Además, la película utiliza de manera muy inteligente códigos de distinta naturaleza que desconciertan y sintetizan la confusión babilónica de una ciudad del futuro donde todas las razas y todas las interpretaciones culturales parecen coincidir. Inspirada en el clásico de Fritz Lang, “Metrópolis”, y sin duda en los cómics de Moebius, Scott consigue crear un mundo extravagante a través de fotogramas bien medidos. Pero no se limita con mostrar, sino que además profundiza y logra bordar una historia extraña e íntima sorprendente. Desde el planteamiento de la existencia de los replicantes  —idénticos y casi indistinguibles de los seres humanos—, la trágica estética de un mundo cada vez más cínico y el antihéroe reconvertido en símbolo  hacen de “Blade Runner” un manifiesto brillante sobre cómo el mundo se percibe y se analiza a sí mismo. Porque desde la sensibilidad improbable del personaje de Hauer —más humano que los humanos, el superhombre de Nietzsche— hasta la ambigüedad de Deckard, el mundo de “Blade Runner” fluye hacia la disyuntiva de la identidad del hombre, del temor a lo creado, de la búsqueda de lo imposible.

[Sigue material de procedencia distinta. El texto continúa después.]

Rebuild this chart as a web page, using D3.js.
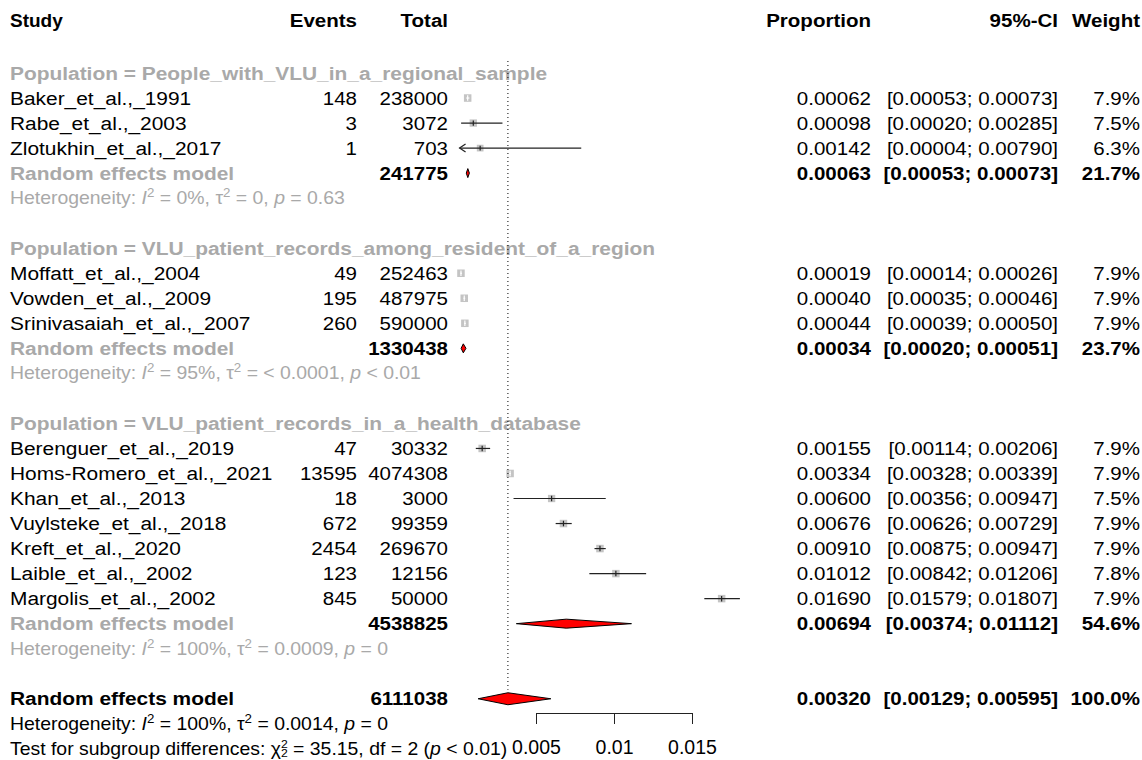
<!DOCTYPE html>
<html>
<head>
<meta charset="utf-8">
<script src="https://cdn.jsdelivr.net/npm/d3@7"></script>
<style>
  body { margin: 0; background: #fff; }
  text { font-family: "Liberation Sans", Arial, sans-serif; }
</style>
</head>
<body>
<svg id="chart" width="1142" height="760"></svg>
<script>
// study level data
const groupNames = ["People_with_VLU_in_a_regional_sample",
                    "VLU_patient_records_among_resident_of_a_region",
                    "VLU_patient_records_in_a_health_database"];
const studyNames = ["Baker_et_al.,_1991", "Rabe_et_al.,_2003", "Zlotukhin_et_al.,_2017",
                    "Moffatt_et_al.,_2004", "Vowden_et_al.,_2009", "Srinivasaiah_et_al.,_2007",
                    "Berenguer_et_al.,_2019", "Homs-Romero_et_al.,_2021", "Khan_et_al.,_2013",
                    "Vuylsteke_et_al.,_2018", "Kreft_et_al.,_2020", "Laible_et_al.,_2002",
                    "Margolis_et_al.,_2002"];
const studyGroup = [0, 0, 0, 1, 1, 1, 2, 2, 2, 2, 2, 2, 2];
const events = [148, 3, 1, 49, 195, 260, 47, 13595, 18, 672, 2454, 123, 845];
const totals = [238000, 3072, 703, 252463, 487975, 590000, 30332, 4074308, 3000, 99359, 269670, 12156, 50000];
const props  = [0.00062, 0.00098, 0.00142, 0.00019, 0.00040, 0.00044, 0.00155, 0.00334, 0.00600, 0.00676, 0.00910, 0.01012, 0.01690];
const lowers = [0.00053, 0.00020, 0.00004, 0.00014, 0.00035, 0.00039, 0.00114, 0.00328, 0.00356, 0.00626, 0.00875, 0.00842, 0.01579];
const uppers = [0.00073, 0.00285, 0.00790, 0.00026, 0.00046, 0.00050, 0.00206, 0.00339, 0.00947, 0.00729, 0.00947, 0.01206, 0.01807];
const weights = [7.9, 7.5, 6.3, 7.9, 7.9, 7.9, 7.9, 7.9, 7.5, 7.9, 7.9, 7.8, 7.9];

// subgroup random effects models
const subTotals = [241775, 1330438, 4538825];
const subProps  = [0.00063, 0.00034, 0.00694];
const subLowers = [0.00053, 0.00020, 0.00374];
const subUppers = [0.00073, 0.00051, 0.01112];
const subWeights = [21.7, 23.7, 54.6];
const subI2   = ["0%", "95%", "100%"];
const subTau2 = ["0", "< 0.0001", "0.0009"];
const subP    = ["= 0.63", "< 0.01", "= 0"];

// overall model
const overallTotal = 6111038;
const overallProp = 0.00320, overallLower = 0.00129, overallUpper = 0.00595, overallWeight = 100.0;
const overallI2 = "100%", overallTau2 = "0.0014", overallP = "= 0";
const testChi2 = "35.15", testDf = "2", testP = "< 0.01";

const xTicks = [0.005, 0.01, 0.015];
const xLimitLow = 0.0001;

const svg = d3.select("#chart");
const fs = 19, fsSmall = 17.5;
const grey = "#a9a9a9";

const x = d3.scaleLinear().domain([0, 0.015]).range([458, 692]);
const sq = d3.scaleSqrt().domain([0, 7.9]).range([0, 7.5]);

// build rows
let rows = [];
groupNames.forEach(function(g, gi) {
    rows.push({type: "title", g: gi});
    studyNames.forEach(function(s, i) {
        if (studyGroup[i] == gi) rows.push({type: "study", i: i});
    });
    rows.push({type: "sub", g: gi});
    rows.push({type: "het", g: gi});
    rows.push({type: "blank"});
});
rows.push({type: "overall"});
rows.push({type: "ohet"});
rows.push({type: "test"});

const y = d3.scaleLinear().domain([0, rows.length - 1]).range([73, 73 + 25.03 * (rows.length - 1)]);

const fmtP = d3.format(".5f");
const fmtW = function(w) { return d3.format(".1f")(w) + "%"; };
const ci = function(l, u) { return "[" + fmtP(l) + "; " + fmtP(u) + "]"; };

const colX = {events: 357, total: 448, prop: 871, ci: 1058, weight: 1140};

// text helper; sx stretches horizontally around the anchor point
function txt(xp, yp, s, opts) {
    opts = opts || {};
    const sx = opts.sx || (opts.bold ? 1.08 : 1);
    return svg.append("text")
        .attr("transform", "translate(" + xp + "," + yp + ") scale(" + sx + ",1)")
        .attr("dy", "0.35em")
        .attr("text-anchor", opts.anchor || "start")
        .style("font-size", (opts.size || fs) + "px")
        .style("font-weight", opts.bold ? "bold" : "normal")
        .style("fill", opts.fill || "#000")
        .text(s);
}
const num = {anchor: "end", sx: 1.08};
const labelSx = 1.1;

// header
txt(10, 20, "Study", {bold: true, sx: 1.0});
txt(colX.events, 20, "Events", {bold: true, anchor: "end"});
txt(colX.total, 20, "Total", {bold: true, anchor: "end"});
txt(colX.prop, 20, "Proportion", {bold: true, anchor: "end"});
txt(colX.ci, 20, "95%-CI", {bold: true, anchor: "end"});
txt(colX.weight, 20, "Weight", {bold: true, anchor: "end"});

const smallSx = 1.11;
function hetText(yp, i2, tau2, p, fill) {
    const t = svg.append("text")
        .attr("transform", "translate(10," + yp + ") scale(" + smallSx + ",1)")
        .attr("dy", "0.35em")
        .style("font-size", fsSmall + "px").style("fill", fill);
    t.append("tspan").text("Heterogeneity: ");
    t.append("tspan").style("font-style", "italic").text("I");
    t.append("tspan").attr("dy", -7).style("font-size", "12px").text("2");
    t.append("tspan").attr("dy", 7).text(" = " + i2 + ", ");
    t.append("tspan").text("τ");
    t.append("tspan").attr("dy", -7).style("font-size", "12px").text("2");
    t.append("tspan").attr("dy", 7).text(" = " + tau2 + ", ");
    t.append("tspan").style("font-style", "italic").text("p");
    t.append("tspan").text(" " + p);
}

function diamond(yp, p, l, u, h) {
    svg.append("polygon")
        .attr("points", [[x(l), yp], [x(p), yp - h / 2], [x(u), yp], [x(p), yp + h / 2]].join(" "))
        .attr("fill", "#ff0000").attr("stroke", "#000").attr("stroke-width", 1);
}

const marks = svg.append("g");

rows.forEach(function(r, ri) {
    const yp = y(ri);
    if (r.type == "title") {
        txt(10, yp, "Population = " + groupNames[r.g], {bold: true, fill: grey, sx: labelSx});
    } else if (r.type == "study") {
        const i = r.i;
        txt(10, yp, studyNames[i], {sx: labelSx});
        txt(colX.events, yp, events[i], num);
        txt(colX.total, yp, totals[i], num);
        txt(colX.prop, yp, fmtP(props[i]), num);
        txt(colX.ci, yp, ci(lowers[i], uppers[i]), num);
        txt(colX.weight, yp, fmtW(weights[i]), num);

        const s = sq(weights[i]);
        const cx = x(props[i]);
        marks.append("rect")
            .attr("x", cx - s / 2).attr("y", yp - s / 2)
            .attr("width", s).attr("height", s)
            .attr("fill", "#c4c4c4");
        const inside = x(lowers[i]) > cx - s / 2 && x(uppers[i]) < cx + s / 2;
        const lineCol = inside ? "#fff" : "#222";
        const lo = Math.max(lowers[i], xLimitLow);
        marks.append("line")
            .attr("x1", x(lo)).attr("x2", x(uppers[i]))
            .attr("y1", yp).attr("y2", yp)
            .attr("stroke", lineCol).attr("stroke-width", 1.2);
        marks.append("line")
            .attr("x1", cx).attr("x2", cx)
            .attr("y1", yp - s / 2 + 1).attr("y2", yp + s / 2 - 1)
            .attr("stroke", lineCol).attr("stroke-width", 1.2);
        if (lowers[i] < xLimitLow) {
            const ax = x(xLimitLow);
            marks.append("path")
                .attr("d", "M" + (ax + 6) + "," + (yp - 4) + "L" + ax + "," + yp + "L" + (ax + 6) + "," + (yp + 4))
                .attr("fill", "none").attr("stroke", "#222").attr("stroke-width", 1.2);
        }
    } else if (r.type == "sub") {
        const g = r.g;
        txt(10, yp, "Random effects model", {bold: true, fill: grey, sx: labelSx});
        txt(colX.total, yp, subTotals[g], {bold: true, anchor: "end"});
        txt(colX.prop, yp, fmtP(subProps[g]), {bold: true, anchor: "end"});
        txt(colX.ci, yp, ci(subLowers[g], subUppers[g]), {bold: true, anchor: "end"});
        txt(colX.weight, yp, fmtW(subWeights[g]), {bold: true, anchor: "end"});
        diamond(yp, subProps[g], subLowers[g], subUppers[g], 9);
    } else if (r.type == "het") {
        hetText(yp, subI2[r.g], subTau2[r.g], subP[r.g], grey);
    } else if (r.type == "overall") {
        txt(10, yp, "Random effects model", {bold: true, sx: labelSx});
        txt(colX.total, yp, overallTotal, {bold: true, anchor: "end"});
        txt(colX.prop, yp, fmtP(overallProp), {bold: true, anchor: "end"});
        txt(colX.ci, yp, ci(overallLower, overallUpper), {bold: true, anchor: "end"});
        txt(colX.weight, yp, fmtW(overallWeight), {bold: true, anchor: "end"});
        diamond(yp, overallProp, overallLower, overallUpper, 12);
    } else if (r.type == "ohet") {
        hetText(yp, overallI2, overallTau2, overallP, "#000");
    } else if (r.type == "test") {
        const t = svg.append("text")
            .attr("transform", "translate(10," + yp + ") scale(" + smallSx + ",1)")
            .attr("dy", "0.35em")
            .style("font-size", fsSmall + "px").style("fill", "#000");
        t.append("tspan").text("Test for subgroup differences: ");
        t.append("tspan").text("χ");
        t.append("tspan").attr("dy", -7).style("font-size", "11px").text("2");
        t.append("tspan").attr("dy", 7).text(" = " + testChi2 + ", df = " + testDf + " (");
        t.append("tspan").style("font-style", "italic").text("p");
        t.append("tspan").text(" " + testP + ")");
        // subscript under the superscript
        const nChars = "Test for subgroup differences: χ".length;
        const pos = t.node().getStartPositionOfChar(nChars);
        svg.append("text")
            .attr("transform", "translate(10," + (yp + 4) + ") scale(" + smallSx + ",1)")
            .attr("x", pos.x).attr("dy", "0.35em")
            .style("font-size", "11px").text(testDf);
    }
});

// dotted reference line at the overall estimate
svg.append("line")
    .attr("x1", x(overallProp)).attr("x2", x(overallProp))
    .attr("y1", y(0) - 12).attr("y2", y(rows.length - 3) - 9)
    .attr("stroke", "#000").attr("stroke-width", 1)
    .attr("stroke-dasharray", "1,3");

// x axis
const xa = x.copy().domain([xTicks[0], xTicks[xTicks.length - 1]])
    .range([x(xTicks[0]), x(xTicks[xTicks.length - 1])]);
const axis = svg.append("g")
    .attr("transform", "translate(0,713)")
    .call(d3.axisBottom(xa).tickValues(xTicks).tickSize(11).tickSizeOuter(0).tickPadding(16)
        .tickFormat(function(d) { return String(d); }));
axis.selectAll("text").style("font-size", "19.5px").style("font-family", "'Liberation Sans', Arial, sans-serif").attr("fill", "#000");
axis.selectAll("line").attr("stroke", "#222");
axis.select(".domain").attr("stroke", "#222");
</script>
</body>
</html>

El filme no deja de reconstruir el centro de su propuesta. El villano se convierte de pronto en una conclusión mística, en una criatura empática que es capaz de resumir la naturaleza humana en su sensibilidad. Y Deckard va de ser un cazador a un simple instrumento de esa cultura que no comprende la creación más allá de lo utilitario. En medio de ese vertiginoso juego de roles, Scott logra encontrar una fisura, una extraordinaria visión de lo bello y lo doloroso. Un discurso tan profundo que aún desconcierta.